Leave out any pictures and transcribe all other data below exactly.

Data segment>
— START —
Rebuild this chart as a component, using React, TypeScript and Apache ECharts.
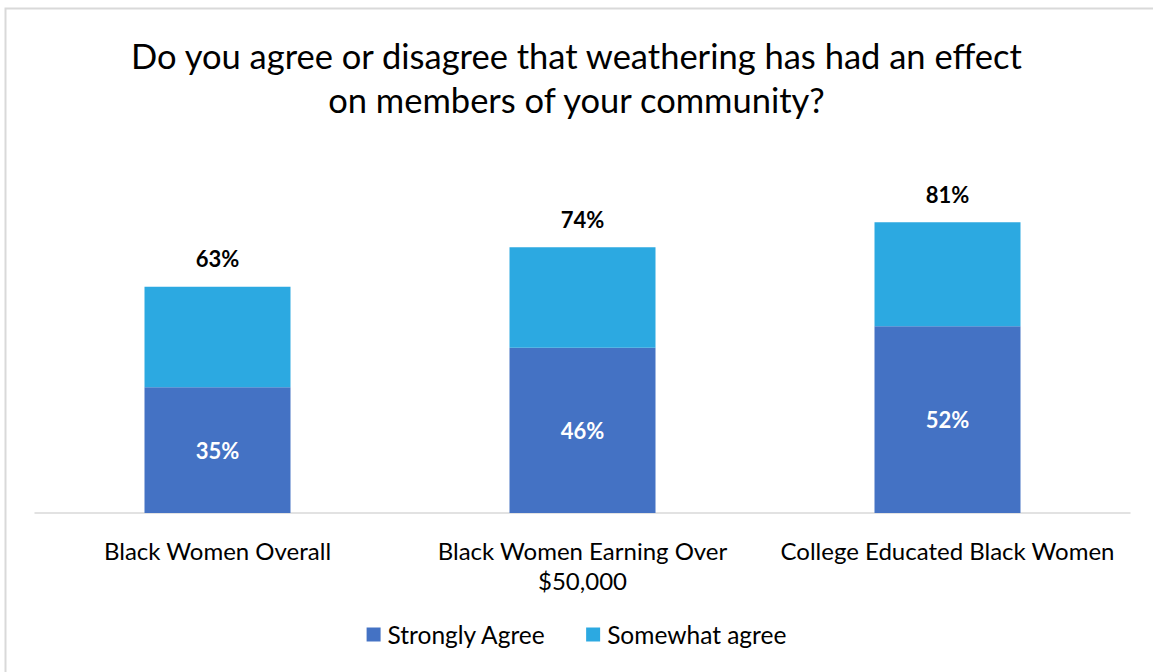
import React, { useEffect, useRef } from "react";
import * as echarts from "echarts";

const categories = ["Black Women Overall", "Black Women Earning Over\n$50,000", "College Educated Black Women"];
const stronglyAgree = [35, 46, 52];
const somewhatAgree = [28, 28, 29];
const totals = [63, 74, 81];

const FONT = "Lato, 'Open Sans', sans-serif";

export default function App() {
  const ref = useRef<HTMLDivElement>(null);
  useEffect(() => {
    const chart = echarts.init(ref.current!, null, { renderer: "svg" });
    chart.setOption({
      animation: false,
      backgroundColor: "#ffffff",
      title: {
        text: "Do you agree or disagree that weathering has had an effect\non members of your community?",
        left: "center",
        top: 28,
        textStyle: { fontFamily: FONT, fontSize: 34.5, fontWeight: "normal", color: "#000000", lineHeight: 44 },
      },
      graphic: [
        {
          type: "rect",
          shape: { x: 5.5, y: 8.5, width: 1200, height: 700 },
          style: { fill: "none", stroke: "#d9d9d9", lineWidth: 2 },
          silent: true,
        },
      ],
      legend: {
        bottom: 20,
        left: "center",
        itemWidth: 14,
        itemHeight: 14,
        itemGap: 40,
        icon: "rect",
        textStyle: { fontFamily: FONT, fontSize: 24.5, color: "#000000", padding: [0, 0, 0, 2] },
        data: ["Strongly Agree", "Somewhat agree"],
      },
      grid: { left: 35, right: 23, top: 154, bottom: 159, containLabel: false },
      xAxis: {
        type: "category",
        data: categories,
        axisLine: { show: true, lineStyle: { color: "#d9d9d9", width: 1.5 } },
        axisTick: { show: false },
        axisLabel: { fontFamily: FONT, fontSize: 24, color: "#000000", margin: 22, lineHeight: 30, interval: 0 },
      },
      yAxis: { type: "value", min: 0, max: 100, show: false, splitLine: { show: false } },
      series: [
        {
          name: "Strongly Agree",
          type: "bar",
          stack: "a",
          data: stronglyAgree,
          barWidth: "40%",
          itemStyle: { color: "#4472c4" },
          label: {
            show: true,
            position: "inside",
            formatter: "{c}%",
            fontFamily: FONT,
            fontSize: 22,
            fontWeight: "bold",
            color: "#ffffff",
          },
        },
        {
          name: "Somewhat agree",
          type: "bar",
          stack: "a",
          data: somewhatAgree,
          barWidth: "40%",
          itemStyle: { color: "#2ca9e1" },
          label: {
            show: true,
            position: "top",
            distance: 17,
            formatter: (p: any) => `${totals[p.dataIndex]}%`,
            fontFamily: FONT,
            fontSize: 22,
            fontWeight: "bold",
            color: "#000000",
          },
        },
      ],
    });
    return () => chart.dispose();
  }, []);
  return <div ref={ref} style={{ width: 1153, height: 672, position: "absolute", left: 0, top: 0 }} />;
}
— END —
Solution to this task>
Rebuild this chart as a component, using React, TypeScript and Apache ECharts.
import React, { useEffect, useRef } from "react";
import * as echarts from "echarts";

const categories = ["Black Women Overall", "Black Women Earning Over\n$50,000", "College Educated Black Women"];
const stronglyAgree = [35, 46, 52];
const somewhatAgree = [28, 28, 29];
const totals = [63, 74, 81];

const FONT = "Lato, 'Open Sans', sans-serif";

export default function App() {
  const ref = useRef<HTMLDivElement>(null);
  useEffect(() => {
    const chart = echarts.init(ref.current!, null, { renderer: "svg" });
    chart.setOption({
      animation: false,
      backgroundColor: "#ffffff",
      title: {
        text: "Do you agree or disagree that weathering has had an effect\non members of your community?",
        left: "center",
        top: 28,
        textStyle: { fontFamily: FONT, fontSize: 34.5, fontWeight: "normal", color: "#000000", lineHeight: 44 },
      },
      graphic: [
        {
          type: "rect",
          shape: { x: 5.5, y: 8.5, width: 1200, height: 700 },
          style: { fill: "none", stroke: "#d9d9d9", lineWidth: 2 },
          silent: true,
        },
      ],
      legend: {
        bottom: 20,
        left: "center",
        itemWidth: 14,
        itemHeight: 14,
        itemGap: 40,
        icon: "rect",
        textStyle: { fontFamily: FONT, fontSize: 24.5, color: "#000000", padding: [0, 0, 0, 2] },
        data: ["Strongly Agree", "Somewhat agree"],
      },
      grid: { left: 35, right: 23, top: 154, bottom: 159, containLabel: false },
      xAxis: {
        type: "category",
        data: categories,
        axisLine: { show: true, lineStyle: { color: "#d9d9d9", width: 1.5 } },
        axisTick: { show: false },
        axisLabel: { fontFamily: FONT, fontSize: 24, color: "#000000", margin: 22, lineHeight: 30, interval: 0 },
      },
      yAxis: { type: "value", min: 0, max: 100, show: false, splitLine: { show: false } },
      series: [
        {
          name: "Strongly Agree",
          type: "bar",
          stack: "a",
          data: stronglyAgree,
          barWidth: "40%",
          itemStyle: { color: "#4472c4" },
          label: {
            show: true,
            position: "inside",
            formatter: "{c}%",
            fontFamily: FONT,
            fontSize: 22,
            fontWeight: "bold",
            color: "#ffffff",
          },
        },
        {
          name: "Somewhat agree",
          type: "bar",
          stack: "a",
          data: somewhatAgree,
          barWidth: "40%",
          itemStyle: { color: "#2ca9e1" },
          label: {
            show: true,
            position: "top",
            distance: 17,
            formatter: (p: any) => `${totals[p.dataIndex]}%`,
            fontFamily: FONT,
            fontSize: 22,
            fontWeight: "bold",
            color: "#000000",
          },
        },
      ],
    });
    return () => chart.dispose();
  }, []);
  return <div ref={ref} style={{ width: 1153, height: 672, position: "absolute", left: 0, top: 0 }} />;
}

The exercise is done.